** RECORDS TO PROCESS **
════

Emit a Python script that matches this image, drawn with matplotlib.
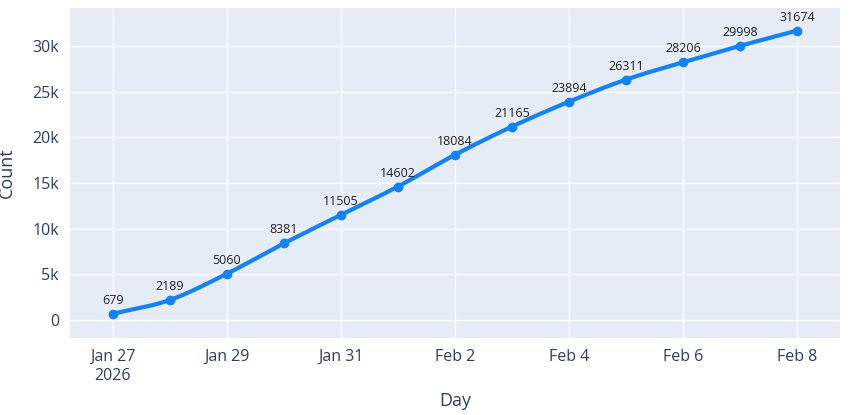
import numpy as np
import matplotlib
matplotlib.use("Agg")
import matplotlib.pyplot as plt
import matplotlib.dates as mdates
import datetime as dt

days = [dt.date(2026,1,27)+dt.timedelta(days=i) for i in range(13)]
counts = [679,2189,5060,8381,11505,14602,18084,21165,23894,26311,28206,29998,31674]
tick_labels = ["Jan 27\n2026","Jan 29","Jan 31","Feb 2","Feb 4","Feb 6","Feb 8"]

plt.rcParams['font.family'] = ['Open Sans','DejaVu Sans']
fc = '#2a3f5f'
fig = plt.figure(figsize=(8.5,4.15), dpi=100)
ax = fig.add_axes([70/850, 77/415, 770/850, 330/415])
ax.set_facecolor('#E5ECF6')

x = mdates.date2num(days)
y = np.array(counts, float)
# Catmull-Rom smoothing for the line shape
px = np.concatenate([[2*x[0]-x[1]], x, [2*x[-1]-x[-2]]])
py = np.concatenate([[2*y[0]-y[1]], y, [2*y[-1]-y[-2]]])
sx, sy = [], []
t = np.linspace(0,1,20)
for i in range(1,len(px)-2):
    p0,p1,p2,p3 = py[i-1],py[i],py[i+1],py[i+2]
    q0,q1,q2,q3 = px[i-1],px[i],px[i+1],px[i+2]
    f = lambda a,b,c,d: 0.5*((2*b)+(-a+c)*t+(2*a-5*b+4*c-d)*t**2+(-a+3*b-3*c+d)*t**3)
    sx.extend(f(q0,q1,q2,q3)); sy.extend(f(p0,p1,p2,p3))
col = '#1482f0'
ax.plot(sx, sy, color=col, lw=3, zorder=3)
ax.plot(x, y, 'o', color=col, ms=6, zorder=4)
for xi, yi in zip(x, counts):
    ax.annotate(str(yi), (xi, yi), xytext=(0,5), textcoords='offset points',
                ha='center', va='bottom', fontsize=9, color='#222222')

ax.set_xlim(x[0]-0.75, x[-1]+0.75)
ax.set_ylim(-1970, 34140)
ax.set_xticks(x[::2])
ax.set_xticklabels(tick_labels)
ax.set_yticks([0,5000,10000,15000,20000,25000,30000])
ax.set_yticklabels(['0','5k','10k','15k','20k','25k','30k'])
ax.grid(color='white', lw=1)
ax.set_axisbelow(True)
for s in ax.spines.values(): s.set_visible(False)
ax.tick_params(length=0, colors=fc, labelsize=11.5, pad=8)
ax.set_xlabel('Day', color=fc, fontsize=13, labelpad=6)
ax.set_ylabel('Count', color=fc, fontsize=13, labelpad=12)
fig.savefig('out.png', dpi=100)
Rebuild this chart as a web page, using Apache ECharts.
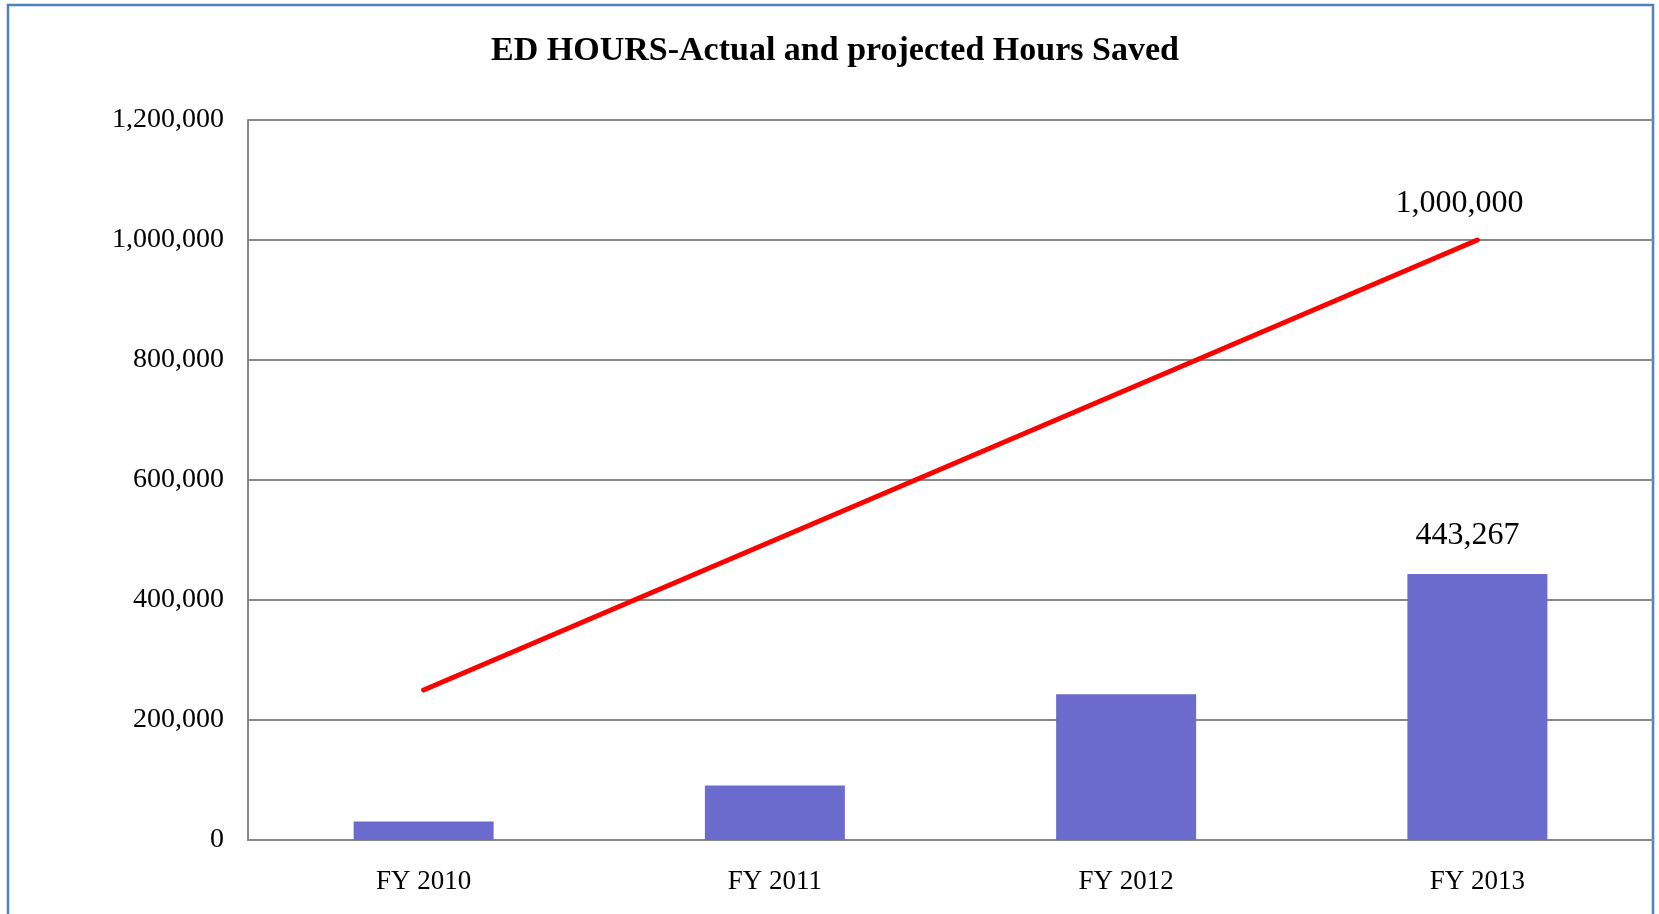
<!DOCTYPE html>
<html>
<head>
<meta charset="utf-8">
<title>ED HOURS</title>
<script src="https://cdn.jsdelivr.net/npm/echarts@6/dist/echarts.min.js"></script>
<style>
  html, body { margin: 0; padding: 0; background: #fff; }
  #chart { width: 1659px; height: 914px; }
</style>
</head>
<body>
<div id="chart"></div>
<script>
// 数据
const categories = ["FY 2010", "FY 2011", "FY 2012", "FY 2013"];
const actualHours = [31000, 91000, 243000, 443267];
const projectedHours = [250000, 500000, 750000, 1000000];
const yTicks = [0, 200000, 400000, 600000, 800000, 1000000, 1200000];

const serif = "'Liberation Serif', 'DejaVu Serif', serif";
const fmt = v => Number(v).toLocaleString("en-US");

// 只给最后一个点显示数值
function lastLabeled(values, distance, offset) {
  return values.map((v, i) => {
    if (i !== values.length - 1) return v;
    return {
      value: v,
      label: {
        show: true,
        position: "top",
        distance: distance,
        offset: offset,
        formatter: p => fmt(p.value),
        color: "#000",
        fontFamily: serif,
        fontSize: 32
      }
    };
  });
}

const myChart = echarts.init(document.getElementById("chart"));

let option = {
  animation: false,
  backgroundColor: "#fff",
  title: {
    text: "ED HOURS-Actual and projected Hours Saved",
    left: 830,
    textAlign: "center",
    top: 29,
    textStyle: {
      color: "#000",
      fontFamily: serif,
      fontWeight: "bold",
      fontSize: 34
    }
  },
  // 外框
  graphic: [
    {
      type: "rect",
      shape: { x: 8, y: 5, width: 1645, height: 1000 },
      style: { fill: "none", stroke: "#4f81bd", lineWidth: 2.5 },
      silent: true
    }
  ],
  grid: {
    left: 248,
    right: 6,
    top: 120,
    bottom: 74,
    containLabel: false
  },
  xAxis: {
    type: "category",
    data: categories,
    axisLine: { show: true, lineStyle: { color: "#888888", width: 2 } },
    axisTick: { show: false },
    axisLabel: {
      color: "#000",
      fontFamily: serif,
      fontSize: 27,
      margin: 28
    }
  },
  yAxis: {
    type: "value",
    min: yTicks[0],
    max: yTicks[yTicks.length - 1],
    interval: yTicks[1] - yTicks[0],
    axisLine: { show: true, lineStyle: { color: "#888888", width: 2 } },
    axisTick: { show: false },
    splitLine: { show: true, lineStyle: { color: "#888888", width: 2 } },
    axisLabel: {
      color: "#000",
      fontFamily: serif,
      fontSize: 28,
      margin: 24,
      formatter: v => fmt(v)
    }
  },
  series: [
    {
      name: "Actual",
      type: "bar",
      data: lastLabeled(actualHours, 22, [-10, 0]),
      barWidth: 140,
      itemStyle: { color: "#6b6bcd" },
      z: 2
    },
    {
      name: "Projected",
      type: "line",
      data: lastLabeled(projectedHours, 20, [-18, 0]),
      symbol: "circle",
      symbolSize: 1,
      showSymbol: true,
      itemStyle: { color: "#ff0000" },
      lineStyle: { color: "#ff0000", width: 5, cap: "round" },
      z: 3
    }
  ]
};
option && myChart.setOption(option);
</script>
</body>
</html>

════

** TASK STATEMENT **
In the entries above, find the line that contains "ax.set_facecolor('#E5ECF6')", then repeat exactly every line from the first one through that line, with no pictures.

** CORRECT OUTPUT **
Emit a Python script that matches this image, drawn with matplotlib.
import numpy as np
import matplotlib
matplotlib.use("Agg")
import matplotlib.pyplot as plt
import matplotlib.dates as mdates
import datetime as dt

days = [dt.date(2026,1,27)+dt.timedelta(days=i) for i in range(13)]
counts = [679,2189,5060,8381,11505,14602,18084,21165,23894,26311,28206,29998,31674]
tick_labels = ["Jan 27\n2026","Jan 29","Jan 31","Feb 2","Feb 4","Feb 6","Feb 8"]

plt.rcParams['font.family'] = ['Open Sans','DejaVu Sans']
fc = '#2a3f5f'
fig = plt.figure(figsize=(8.5,4.15), dpi=100)
ax = fig.add_axes([70/850, 77/415, 770/850, 330/415])
ax.set_facecolor('#E5ECF6')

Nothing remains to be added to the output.